Teacher says Christian student edited tapes presented as court evidence
A teacher in California who was convicted in a suit filed by a former student for disparaging Christianity in class said recently that the tapes that the student used as evidence were edited.
James Corbett, a European history teacher at Capistrano High School in Orange County, stated in a letter to The Orange County Register that the tapes presented as evidence by his former student, Chad Farnan, were edited and out of context.
Corbett lost the case in the lower court, and it has been appealed by both sides. He also blamed his previous lawyer for advising him poorly, he wrote in his letter which was also reprinted in the blog, Scholars & Rogues.
Farnan sued Corbett in 2007 when he was a student in Corbett’s Advanced Placement European History class. According to the website Advocates for Faith & Freedom, which is representing Farnan, the student taped several of Corbett’s lectures for study purposes.
In one of the tapes Corbett said, “When you put on your Jesus glasses, you can’t see the truth.” Farnan felt that this was a
violation of his First Amendment right, and considered it an expression of hostility toward his faith, the Advocates for Faith & Freedom website said.
The Advocates for Faith & Freedom website considered the lower court ruling that was made in May 2009, “one of a kind,” when a federal District Court judge determined that Corbett was in violation of the Establishment Clause because he called creationism “superstitious nonsense.”
The Advocates for Faith & Freedom website said, “[T]his is the first case in the country to address this issue directly, it should help to place boundaries on teachers who feel free to improperly express hostility toward religion in public schools.”
The decision was rendered by U.S. District Judge James Selna of Santa Ana. However Corbett felt that he lost the case because he was not well advised by his lawyer, Dan Spradlin, who was assigned to him by the Capistrano Unified School District, The OC Register said.
Corbett wrote in his letter that Spradlin had advised him to ask for a summary judgment. He now regrets following that advice. He wrote in his letter to The OC Register, “Had I gone to court, I could easily have demonstrated that the recordings were edited and that Chad’s claim of ‘damages’ was false.”

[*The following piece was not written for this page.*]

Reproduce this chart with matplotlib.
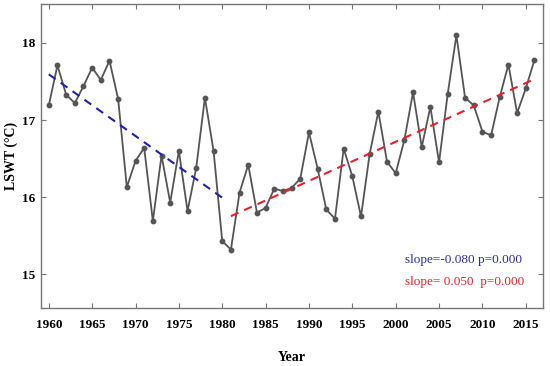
import matplotlib
matplotlib.use("Agg")
import matplotlib.pyplot as plt
import numpy as np

# yearly lake surface water temperature
years = np.arange(1960, 2017)
lswt = [17.19, 17.71, 17.33, 17.22, 17.44, 17.68, 17.52, 17.77, 17.27, 16.13,
        16.47, 16.64, 15.69, 16.54, 15.93, 16.60, 15.82, 16.38, 17.29, 16.60,
        15.43, 15.32, 16.06, 16.42, 15.80, 15.86, 16.11, 16.08, 16.12, 16.24,
        16.84, 16.37, 15.84, 15.72, 16.63, 16.27, 15.75, 16.56, 17.11, 16.46,
        16.31, 16.74, 17.36, 16.65, 17.17, 16.45, 17.34, 18.10, 17.29, 17.19,
        16.85, 16.80, 17.30, 17.72, 17.09, 17.41, 17.78]
lswt = np.array(lswt)

# two trend periods
p1 = (1960, 1980)
p2 = (1981, 2016)
txt1 = "slope=-0.080 p=0.000"
txt2 = "slope= 0.050  p=0.000"

plt.rcParams['font.family'] = ['Liberation Serif', 'DejaVu Serif']

fig = plt.figure(figsize=(5.5, 3.66), dpi=100)
ax = fig.add_axes([0.0745, 0.158, 0.913, 0.830])

ax.plot(years, lswt, '-o', color='#555555', lw=1.3, ms=3.2)

for (a, b), c in [(p1, '#1f1fb0'), (p2, '#e8202a')]:
    m = (years >= a) & (years <= b)
    k = np.polyfit(years[m], lswt[m], 1)
    xx = np.array([a, b])
    ax.plot(xx, np.polyval(k, xx), '--', color=c, lw=1.5, dashes=(4, 3))

ax.text(0.725, 0.158, txt1, color='#2a2ab0', fontsize=9.5, transform=ax.transAxes,
        va='center')
ax.text(0.725, 0.086, txt2, color='#e8202a', fontsize=9.5, transform=ax.transAxes,
        va='center')

ax.set_xlim(1959.1, 2017.0)
ax.set_ylim(14.56, 18.5)
ax.set_xticks(range(1960, 2016, 5))
ax.set_yticks([15, 16, 17, 18])
ax.tick_params(direction='in', top=True, right=True, length=3.5, width=0.8,
               color='#777777', labelsize=9.5)
ax.tick_params(axis='x', pad=8)
ax.tick_params(axis='y', pad=4)
for lab in ax.get_xticklabels() + ax.get_yticklabels():
    lab.set_fontweight('bold')
for s in ax.spines.values():
    s.set_color('#777777')
    s.set_linewidth(1.0)

ax.set_xlabel('Year', fontsize=10, fontweight='bold', labelpad=14)
ax.set_ylabel('LSWT (°C)', fontsize=10, fontweight='bold', labelpad=3)

fig.savefig('out.png', dpi=100)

In his letter Corbett wrote, “My attorney believed a fair application of Lemon Test would turn in my favor, but the test fails in a case such as mine both as a matter of law and of logic,” according to his letter as reprinted in Scholars & Rogues.
He also said in his letter that of all the statements he made that were raised by Farnan in the case, the one that was found to be hostile was a reference to creationism as “religious, superstitious nonsense,” according to The OC Register.
Because he had gone for a summary judgment, Corbett could not cross-examine Farnan under oath about editing the tapes. He wrote, “It was Selna who backed me into a corner with a ruling that, on the one hand made it appear as if Chad had a case, and on the other hand, prevented me from having a day in court,” The OC Register reported.
Not edited
Jennifer Monk of the Advocates for Faith & Freedom, and counsel for Farnan rejected the claim that the tapes were either out of context or edited. She said the outcome would, she believes, have been the same if Corbett did not go for a summary judgment, The OC Register said.
Monk told The OC Register, “It’s very easy and convenient for Dr. Corbett to say that without any proof. I can’t imagine how we could have spliced it to make it sound more or less than what it is.”
Monk said in the Advocates for Faith & Freedom website, “Just as public school teachers are not allowed to promote one religion in the classroom, they should not be able to use their classrooms as a platform to attack religion because the pendulum swings both ways.”
The case has been appealed by both parties and is now before the Ninth Circuit Court of Appeals. Monk is requesting that the Ninth Circuit broaden the ruling of the lower court and declare Corbett’s comments unconstitutional. Corbett has found new legal advisers in the person of Erwin Chemerinsky, dean of UC Irvine’s law school, who is working pro bono, the website of Advocates for Faith & Freedom said.